I don’t have much to say in this post about Boko Haram, or about the attacks of January 20th. I heard some of the bombs but was nowhere near the epicenters of violence, and during the days that followed I was mostly at home, especially when the city was under curfew. The attack shocked the people of Kano, a city that had previously lain outside the range of Boko Haram’s attacks. Afterwards everyone I talked to was terribly upset, not only over the loss of life but also because their sense of security had been taken from them. Everyone prays that Boko Haram will not attack again, but the movement announced its presence in Kano in a big way, and minor attacks have occurred since. Boko Haram’s demands, their sources of funding and power, and their plans seem murkier than ever, but their presence has become a reality for a vast swath of Northern Nigeria, and a threat to the rest.

On the day before I left, a Nigerian friend urged me to make an effort to point out the good aspects of Nigeria whenever possible. I hope I’ve done some of that in this post, and I intend to keep trying in the future. No matter how bad the news is coming out of that country, or how many articles we see titled “Nigeria on the Brink” or some such thing, it’s worth keeping in mind the tremendous vibrancy of Nigeria, which is one the most exciting places I’ve ever been.

13 thoughts on “Five Months in Kano, and an Abrupt Return

  1. Thank you for your very kind words.

    I too was in Northern Nigeria for one year (Gombe State). People in Northern Nigeria are generally friendly and warm, but I could always detect an element of danger lurking beneath that warmth.

    Kano has an unfortunate history of violence, starting with the riots in the fifties, to the Matatsine uprising in the eighties, to the Rienhard Bonnke crusade violence in the nineties and the post-election violence last year. Most of this violence has been traditionally directed against outsiders (southerners and christians), so most of us learned to sleep with our eyes open in Northern Nigeria.

    This time it is different – both Muslims and Christians were attacked.

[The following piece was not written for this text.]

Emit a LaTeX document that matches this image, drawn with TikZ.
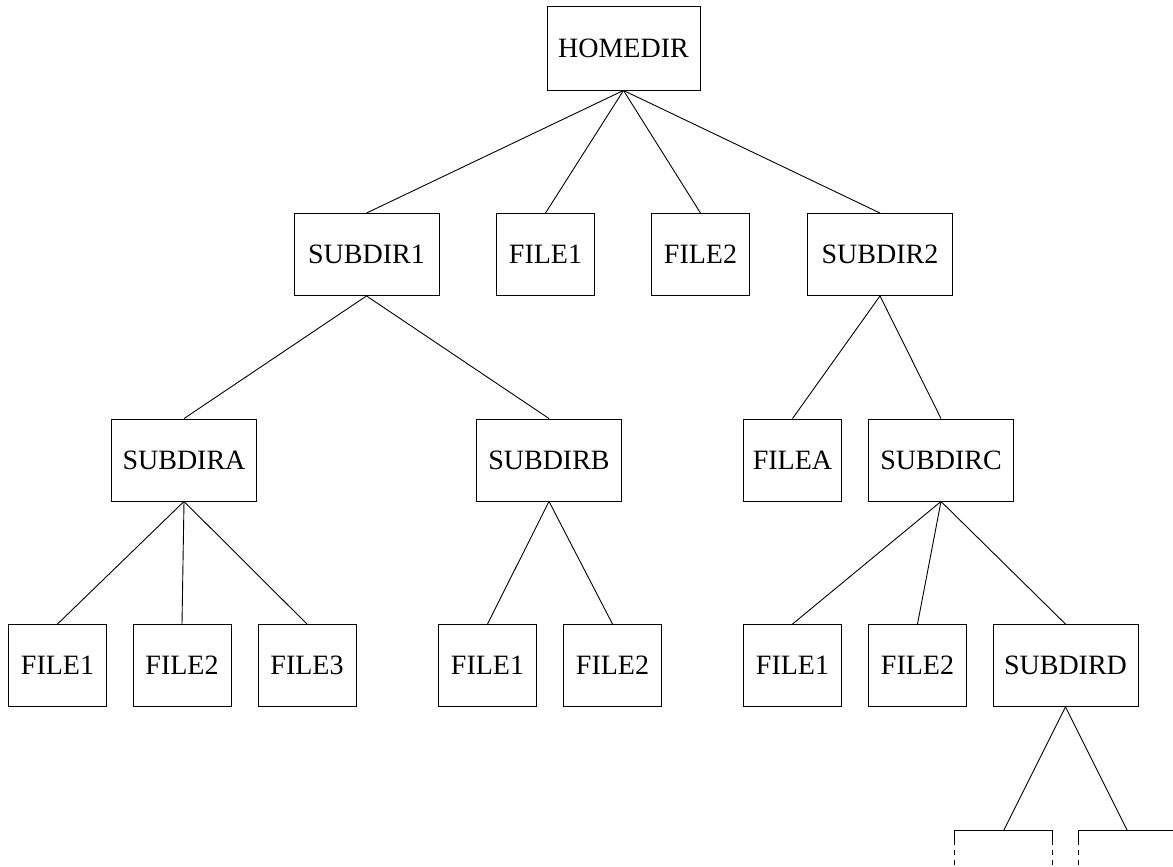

    Much as we might like to emphasise progress made, we must be frank enough to admit that Northern Nigeria has a unique set of challenges:

    1. Female literacy rates are as low as 5% in some areas. If we don’t educate the women we are sure to breed the next generation of terrorists. We seriously need to get those young women to school.
    2. We need to stop being politically correct and address the impact of polygamy on child welfare. Not every one has the financial means to support more than one wife and this should be pointed out.
    3. The “almajiri” system needs to be reformed. I have a strong suspicion that the products of the almajiri system form the base of Boko haram.
    4. The quality of governance at the local level needs to be questioned. We should no longer tolerate politicians who cynically use religion for political aims.
    5. Northern Nigeria needs to draw clear boundaries between Mosque and State. True, Sharia tends to be popular among the Muslim majority, but the Christian minority needs to be properly accommodated. If this isn’t done, we can look forward to more violence in future and the impact on the economy will be severe.
    6. The Nigerian state neither has the resources nor the capacity to do another “Niger Delta amnesty” (pay off militants, send militants on training etc) in the North. The North is too vast for that sort of thing.

    The regeneration of the North cannot be financed solely from the proceeds of the sale of crude oil. Any economic plan for the North must be geared towards harnessing the immense agricultural and mineral resources in Northern Nigeria.

    If these points are not addressed, Northern Nigeria could very easily become another “North-West Frontier Region”.

      • I was there for one year shortly after NYSC. I have friends who served in Kano and other parts of the North. Our observations tend to be similar.

    • Is Boko Haram an insurgent force or a terrorist organization*? Considering the apparent scale of operations I would have thought that they would be closer to insurgents but I’ve heard more about attacks than holding territory or declaring itself to be the rightful government.

      *Yes, I know that sometimes there’s little difference but it would be nice to look at Boko Haram membership and numbers.

      • Bit of both.

        Most “terrorist organisations” have more than one “core competency”. Hamas for example, blows up things and provides social services.

        Anyone who gives the Nigerian Police a bloody nose will be quite popular in most parts of Nigeria. The question is how enduring that popularity will be.

        No one really knows much about Boko Haram. I suspect that Boko Haram itself doesn’t fully understand in what direction it is likely to go. All it takes is a single charismatic leader.

  2. Thank you for your blog, i just stumbled on it, i was born and raised in Kano but i am Yoruba, Kano will forever be my home and i presently live in North America. If you need help i may be of help with some info in Kano. Mhy family still lives there and i will be going there sometimes this year. You are right, not many Kanawa in US, but there are some of us.

  3. I’m glad you made it back safely Alex, that’s quite a fieldwork experience! I’m looking forward to reading more about your experiences in Nigeria over the past few months. Take care and greetings from Cairo. Rahma

  4. Reblogged this on South of West and commented:
    If you’ve been wondering where Sahel Blog has been, well here is the answer. He found himself in the eye of the Boko Haram storm in northern Nigeria, and for very sensible security and research ethicy reasons went dark for a bit. But his reflections provide interesting context to what’s happening in a poorly understood part of the world…

  5. Pingback: War Is Boring » Pete’s Africa Round-Up

  6. Great blog and nice post. Just came back from Jos a week ago, went there for research. I made similar experiences and always try to stress the beauty and the diversity of Nigeria when being confronted by simplistic statemens about the country drawn from the news.